EL NUEVO GOBIERNO.
En la década pasada, la llamada revitalización sindical dio cuenta del poder de recuperación organizativo, institucional, económico y político del sindicalismo. Dicha revitalización se extendió, incluso, a la agremiación de nuevos sectores (sobre todo de servicios) y a la expansión del sindicalismo de base en actividades cuyos sindicatos han manejado por largas temporadas la representación de sus trabajadores. Esa experiencia, que fue muy importante, tuvo sin embargo mayor impacto sobre los trabajadores formales que sobre el grueso de los trabajadores inscriptos en las varias formas del empleo precario, introducido por las políticas de flexibilización laboral en los noventa y con fuerte arraigo desde entonces.
En estos cuatro meses de gestión, la política laboral del gobierno de Mauricio Macri se ha caracterizado por recortar el volumen del empleo público, condicionar las negociaciones salariales para controlar la inflación, y aspirar a una regulación de las tensiones laborales por obra de los vaivenes del mercado. Así, entre los desafíos del sindicalismo argentino en los tiempos por venir hay, por lo menos, dos que son insoslayables: preservar las instituciones recuperadas y/o adquiridas en la década pasada para mejorar condiciones de trabajo y salarios de los trabajadores, y alcanzar la sindicalización de quienes carecen de toda forma de organización gremial. Este último es, actualmente, el punto ciego del sindicalismo y en su resolución se juega el futuro de la organización de los trabajadores en el capitalismo de este siglo. En qué medida podrán sortear aquella inercia los sindicatos es una incógnita. Sobre todo, cuando sus respuestas a las medidas oficiales reproducen las prácticas típicas de unos actores acostumbrados a determinadas reacciones colectivas, y preocupados por la preservación de sus ventajas organizativas.
Tomando la voz política-corporativa de estas organizaciones, que se expresa por sus centrales obreras, tenemos, de un lado, las tres vertientes de la CGT, que sólo después de haber observado pasivamente las suspensiones y despidos de miles de trabajadores reacomodaron sus prioridades, ubicando la “emergencia laboral” por sobre la reforma de las escalas del llamado impuesto a las ganancias. Si consideramos que dicha demanda beneficia solo a un segmento reducido de los trabajadores, podemos advertir cuán estrecho es el alcance organizativo de la CGT sobre el conjunto del universo laboral y cuánto puede afectar en lo mediato su influencia sobre los asuntos del trabajo, al margen de su división o unidad. Del otro lado, las dos CTA procuran relegitimar su lucha histórica mediante la organización de las varias capas de precariedad que definen hoy al mercado de trabajo (y eventualmente también a los desempleados), pero con las mismas herramientas organizativas que las vio nacer hace ya más de veinte años sin conseguir muchos logros, antes y ahora, para contener esa situación. También en este caso, al margen de su división o unidad.

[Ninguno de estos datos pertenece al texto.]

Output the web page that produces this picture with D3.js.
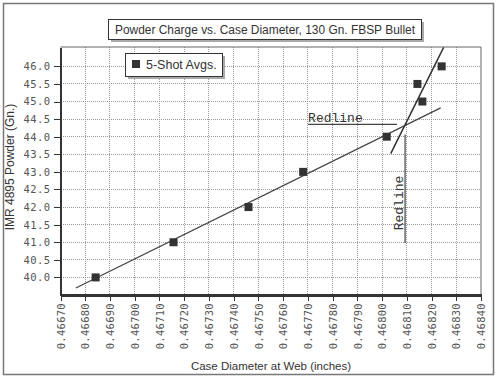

Es probable que junto a las protestas sindicales surgidas en la industria, los servicios y el sector público, se incremente el conflicto social por el ajuste y el desempleo. Las reuniones de sindicalistas con legisladores en el parlamento y las movilizaciones que sus organizaciones han promovido para canalizar el descontento constituyen gestos, valiosos, con que llamar la atención ante el escenario crecientemente dramático que montó el gobierno en tan poco tiempo. Que no quede solo en eso. Importa subrayarlo: la mayoría de los trabajadores no están organizados, esto es, carecen del respaldo colectivo necesario para defender su trabajo, sus condiciones laborales y salariales.